→ Information provided:
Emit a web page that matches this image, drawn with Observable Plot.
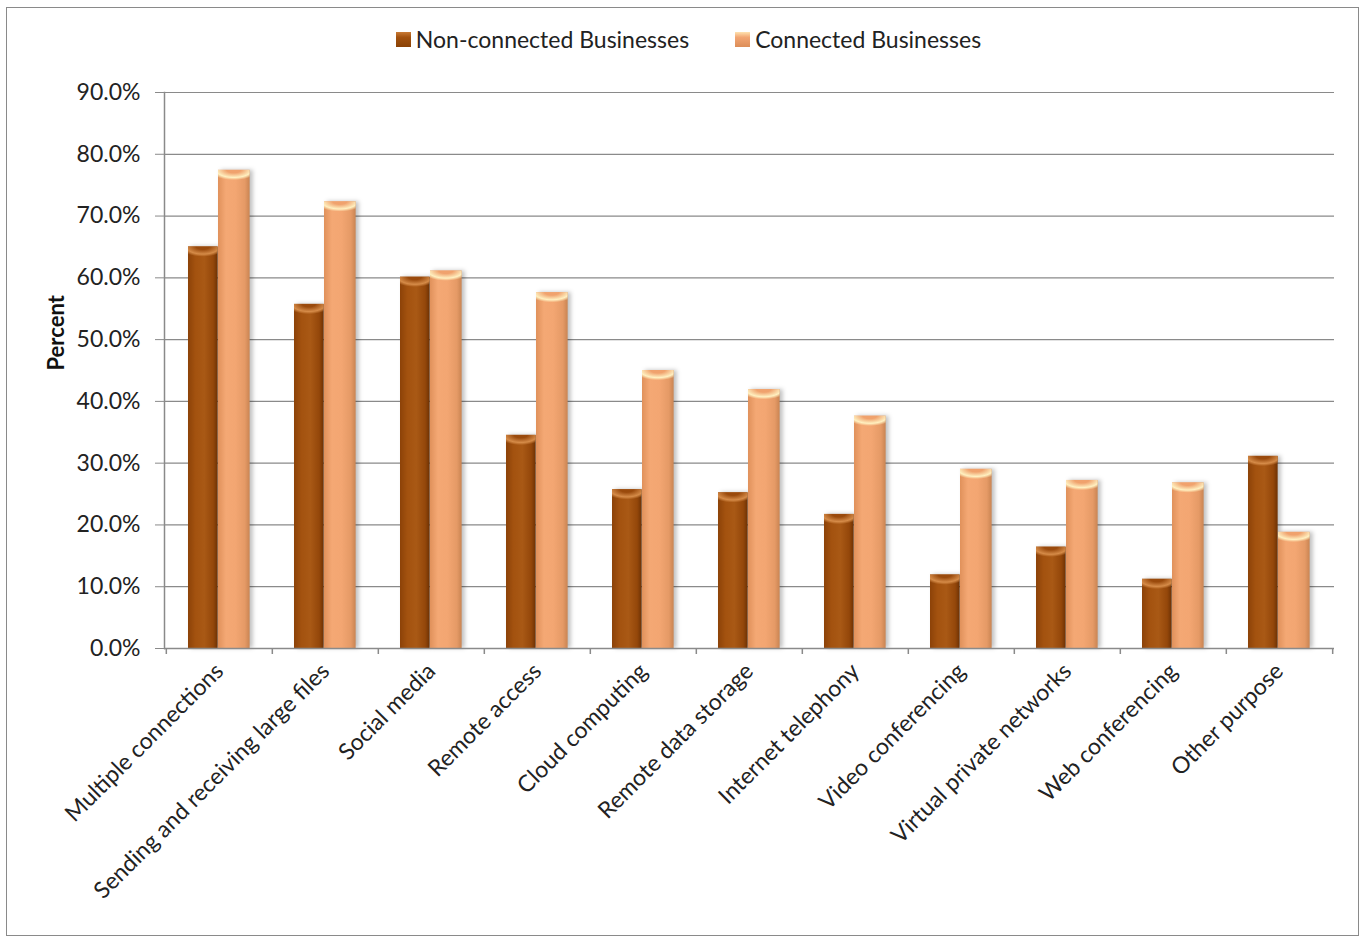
<!DOCTYPE html>
<html>
<head>
<meta charset="utf-8">
<script src="https://cdn.jsdelivr.net/npm/d3@7"></script>
<script src="https://cdn.jsdelivr.net/npm/@observablehq/plot@0.6"></script>
<style>
  body { margin: 0; background: #fff; font-family: Lato, "Open Sans", sans-serif; }
  #wrap { position: relative; width: 1367px; height: 936px; overflow: hidden; }
  #border { position: absolute; left: 6px; top: 7px; width: 1351px; height: 927px; border: 1.5px solid #8a8a8a; }
  #legend { position: relative; height: 60px; width: 1367px; display: flex; justify-content: center; align-items: center; gap: 46px; font-size: 23px; color: #222; padding-left: 10px; box-sizing: border-box; padding-top: 18px; }
  .item { display: flex; align-items: center; gap: 5px; }
  .sw { width: 15px; height: 15px; display: inline-block; }
  #chart { position: relative; }
</style>
</head>
<body>
<div id="wrap">
  <div id="border"></div>
  <div id="legend"></div>
  <div id="chart"></div>
</div>
<script>
const categories = [
  "Multiple connections",
  "Sending and receiving large files",
  "Social media",
  "Remote access",
  "Cloud computing",
  "Remote data storage",
  "Internet telephony",
  "Video conferencing",
  "Virtual private networks",
  "Web conferencing",
  "Other purpose"
];
const seriesNames = ["Non-connected Businesses", "Connected Businesses"];
const nonConnected = [65.0, 55.7, 60.1, 34.5, 25.7, 25.2, 21.7, 11.9, 16.4, 11.2, 31.1];
const connected = [77.4, 72.3, 61.1, 57.6, 45.0, 41.9, 37.6, 29.0, 27.2, 26.8, 18.8];
const yTicks = [0, 10, 20, 30, 40, 50, 60, 70, 80, 90];

const rows = [];
categories.forEach((c, i) => {
  rows.push({category: c, series: seriesNames[0], value: nonConnected[i]});
  rows.push({category: c, series: seriesNames[1], value: connected[i]});
});
const nonRows = rows.filter(d => d.series === seriesNames[0]);
const conRows = rows.filter(d => d.series === seriesNames[1]);

// legend
const legend = document.getElementById("legend");
const swatchBg = [
  "linear-gradient(180deg,#c97a35 0%,#a3520f 35%,#8a4206 100%)",
  "linear-gradient(180deg,#ffe2b0 0%,#f2a673 35%,#dc8d58 100%)"
];
seriesNames.forEach((s, i) => {
  const it = document.createElement("div");
  it.className = "item";
  it.innerHTML = `<span class="sw" style="background:${swatchBg[i]}"></span><span>${s}</span>`;
  legend.appendChild(it);
});

const W = 1367, H = 876;
const mL = 164, mR = 33, mT = 32, mB = 288;
const bw = (W - mL - mR) / categories.length;

const plot = Plot.plot({
  width: W,
  height: H,
  marginLeft: mL,
  marginRight: mR,
  marginTop: mT,
  marginBottom: mB,
  style: {fontFamily: "Lato, 'Open Sans', sans-serif", fontSize: "23px", color: "#222", background: "transparent"},
  x: {domain: categories, padding: 0, label: null},
  y: {domain: [0, 90], label: null},
  marks: [
    Plot.gridY(yTicks, {stroke: "#8a8a8a", strokeOpacity: 1, strokeWidth: 1.2}),
    Plot.barY(nonRows, {x: "category", y: "value", fill: "url(#gNon)", insetLeft: 22, insetRight: bw - 52, className: "bar"}),
    Plot.barY(conRows, {x: "category", y: "value", fill: "url(#gCon)", insetLeft: 52, insetRight: bw - 84, className: "bar"}),
    Plot.barY(nonRows, {x: "category", y1: d => d.value - 2.2, y2: "value", fill: "url(#cNon)", insetLeft: 22, insetRight: bw - 52}),
    Plot.barY(conRows, {x: "category", y1: d => d.value - 2.2, y2: "value", fill: "url(#cCon)", insetLeft: 52, insetRight: bw - 84}),
    Plot.ruleY([0], {stroke: "#8a8a8a", strokeWidth: 1.5}),
    Plot.ruleX(categories, {x: d => d, dx: -bw / 2, y1: 0, y2: 0, insetBottom: -6, stroke: "#8a8a8a", strokeWidth: 1.5}),
    Plot.ruleX(categories.slice(-1), {x: d => d, dx: bw / 2, y1: 0, y2: 0, insetBottom: -6, stroke: "#8a8a8a", strokeWidth: 1.5}),
    Plot.frame({anchor: "left", stroke: "#8a8a8a", strokeWidth: 1.5}),
    Plot.axisY({ticks: yTicks, tickSize: 9, tickPadding: 15, stroke: "#8a8a8a", tickFormat: d => d.toFixed(1) + "%", fill: "#222"}),
    Plot.axisX({tickSize: 0, tickRotate: -45, tickPadding: 19, fill: "#222"}),
    Plot.text(["Percent"], {frameAnchor: "left", dx: -108, rotate: -90, fontWeight: "bold", fontSize: 22, fill: "#111"})
  ]
});

// gradients for cylinder look
const svg = d3.select(plot);
const defs = svg.insert("defs", ":first-child");
function hgrad(id, stops) {
  const g = defs.append("linearGradient").attr("id", id).attr("x1", "0").attr("x2", "1").attr("y1", "0").attr("y2", "0");
  stops.forEach(([o, c]) => g.append("stop").attr("offset", o).attr("stop-color", c));
}
hgrad("gNon", [[0, "#8c4208"], [0.25, "#a3520f"], [0.55, "#a95915"], [0.85, "#94470a"], [1, "#6e3204"]]);
hgrad("gCon", [[0, "#e0915b"], [0.25, "#f4a874"], [0.55, "#f3a672"], [0.85, "#e59a66"], [1, "#c98452"]]);
function rgrad(id, inner, outer) {
  const g = defs.append("radialGradient").attr("id", id).attr("cx", "0.5").attr("cy", "0").attr("r", "0.75");
  g.append("stop").attr("offset", 0).attr("stop-color", outer);
  g.append("stop").attr("offset", 0.3).attr("stop-color", outer);
  g.append("stop").attr("offset", 0.75).attr("stop-color", inner);
  g.append("stop").attr("offset", 1).attr("stop-color", inner).attr("stop-opacity", 0);
}
rgrad("cNon", "#d58b48", "#9a4a0c");
rgrad("cCon", "#fff0c0", "#f0a26d");
svg.selectAll(".bar").style("filter", "drop-shadow(3px 0px 2px rgba(0,0,0,0.25))");

document.getElementById("chart").appendChild(plot);
</script>
</body>
</html>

→ Exercise objective: Give every line back word for word and leave the pictures out.

→ Output for this task:
Emit a web page that matches this image, drawn with Observable Plot.
<!DOCTYPE html>
<html>
<head>
<meta charset="utf-8">
<script src="https://cdn.jsdelivr.net/npm/d3@7"></script>
<script src="https://cdn.jsdelivr.net/npm/@observablehq/plot@0.6"></script>
<style>
  body { margin: 0; background: #fff; font-family: Lato, "Open Sans", sans-serif; }
  #wrap { position: relative; width: 1367px; height: 936px; overflow: hidden; }
  #border { position: absolute; left: 6px; top: 7px; width: 1351px; height: 927px; border: 1.5px solid #8a8a8a; }
  #legend { position: relative; height: 60px; width: 1367px; display: flex; justify-content: center; align-items: center; gap: 46px; font-size: 23px; color: #222; padding-left: 10px; box-sizing: border-box; padding-top: 18px; }
  .item { display: flex; align-items: center; gap: 5px; }
  .sw { width: 15px; height: 15px; display: inline-block; }
  #chart { position: relative; }
</style>
</head>
<body>
<div id="wrap">
  <div id="border"></div>
  <div id="legend"></div>
  <div id="chart"></div>
</div>
<script>
const categories = [
  "Multiple connections",
  "Sending and receiving large files",
  "Social media",
  "Remote access",
  "Cloud computing",
  "Remote data storage",
  "Internet telephony",
  "Video conferencing",
  "Virtual private networks",
  "Web conferencing",
  "Other purpose"
];
const seriesNames = ["Non-connected Businesses", "Connected Businesses"];
const nonConnected = [65.0, 55.7, 60.1, 34.5, 25.7, 25.2, 21.7, 11.9, 16.4, 11.2, 31.1];
const connected = [77.4, 72.3, 61.1, 57.6, 45.0, 41.9, 37.6, 29.0, 27.2, 26.8, 18.8];
const yTicks = [0, 10, 20, 30, 40, 50, 60, 70, 80, 90];

const rows = [];
categories.forEach((c, i) => {
  rows.push({category: c, series: seriesNames[0], value: nonConnected[i]});
  rows.push({category: c, series: seriesNames[1], value: connected[i]});
});
const nonRows = rows.filter(d => d.series === seriesNames[0]);
const conRows = rows.filter(d => d.series === seriesNames[1]);

// legend
const legend = document.getElementById("legend");
const swatchBg = [
  "linear-gradient(180deg,#c97a35 0%,#a3520f 35%,#8a4206 100%)",
  "linear-gradient(180deg,#ffe2b0 0%,#f2a673 35%,#dc8d58 100%)"
];
seriesNames.forEach((s, i) => {
  const it = document.createElement("div");
  it.className = "item";
  it.innerHTML = `<span class="sw" style="background:${swatchBg[i]}"></span><span>${s}</span>`;
  legend.appendChild(it);
});

const W = 1367, H = 876;
const mL = 164, mR = 33, mT = 32, mB = 288;
const bw = (W - mL - mR) / categories.length;

const plot = Plot.plot({
  width: W,
  height: H,
  marginLeft: mL,
  marginRight: mR,
  marginTop: mT,
  marginBottom: mB,
  style: {fontFamily: "Lato, 'Open Sans', sans-serif", fontSize: "23px", color: "#222", background: "transparent"},
  x: {domain: categories, padding: 0, label: null},
  y: {domain: [0, 90], label: null},
  marks: [
    Plot.gridY(yTicks, {stroke: "#8a8a8a", strokeOpacity: 1, strokeWidth: 1.2}),
    Plot.barY(nonRows, {x: "category", y: "value", fill: "url(#gNon)", insetLeft: 22, insetRight: bw - 52, className: "bar"}),
    Plot.barY(conRows, {x: "category", y: "value", fill: "url(#gCon)", insetLeft: 52, insetRight: bw - 84, className: "bar"}),
    Plot.barY(nonRows, {x: "category", y1: d => d.value - 2.2, y2: "value", fill: "url(#cNon)", insetLeft: 22, insetRight: bw - 52}),
    Plot.barY(conRows, {x: "category", y1: d => d.value - 2.2, y2: "value", fill: "url(#cCon)", insetLeft: 52, insetRight: bw - 84}),
    Plot.ruleY([0], {stroke: "#8a8a8a", strokeWidth: 1.5}),
    Plot.ruleX(categories, {x: d => d, dx: -bw / 2, y1: 0, y2: 0, insetBottom: -6, stroke: "#8a8a8a", strokeWidth: 1.5}),
    Plot.ruleX(categories.slice(-1), {x: d => d, dx: bw / 2, y1: 0, y2: 0, insetBottom: -6, stroke: "#8a8a8a", strokeWidth: 1.5}),
    Plot.frame({anchor: "left", stroke: "#8a8a8a", strokeWidth: 1.5}),
    Plot.axisY({ticks: yTicks, tickSize: 9, tickPadding: 15, stroke: "#8a8a8a", tickFormat: d => d.toFixed(1) + "%", fill: "#222"}),
    Plot.axisX({tickSize: 0, tickRotate: -45, tickPadding: 19, fill: "#222"}),
    Plot.text(["Percent"], {frameAnchor: "left", dx: -108, rotate: -90, fontWeight: "bold", fontSize: 22, fill: "#111"})
  ]
});

// gradients for cylinder look
const svg = d3.select(plot);
const defs = svg.insert("defs", ":first-child");
function hgrad(id, stops) {
  const g = defs.append("linearGradient").attr("id", id).attr("x1", "0").attr("x2", "1").attr("y1", "0").attr("y2", "0");
  stops.forEach(([o, c]) => g.append("stop").attr("offset", o).attr("stop-color", c));
}
hgrad("gNon", [[0, "#8c4208"], [0.25, "#a3520f"], [0.55, "#a95915"], [0.85, "#94470a"], [1, "#6e3204"]]);
hgrad("gCon", [[0, "#e0915b"], [0.25, "#f4a874"], [0.55, "#f3a672"], [0.85, "#e59a66"], [1, "#c98452"]]);
function rgrad(id, inner, outer) {
  const g = defs.append("radialGradient").attr("id", id).attr("cx", "0.5").attr("cy", "0").attr("r", "0.75");
  g.append("stop").attr("offset", 0).attr("stop-color", outer);
  g.append("stop").attr("offset", 0.3).attr("stop-color", outer);
  g.append("stop").attr("offset", 0.75).attr("stop-color", inner);
  g.append("stop").attr("offset", 1).attr("stop-color", inner).attr("stop-opacity", 0);
}
rgrad("cNon", "#d58b48", "#9a4a0c");
rgrad("cCon", "#fff0c0", "#f0a26d");
svg.selectAll(".bar").style("filter", "drop-shadow(3px 0px 2px rgba(0,0,0,0.25))");

document.getElementById("chart").appendChild(plot);
</script>
</body>
</html>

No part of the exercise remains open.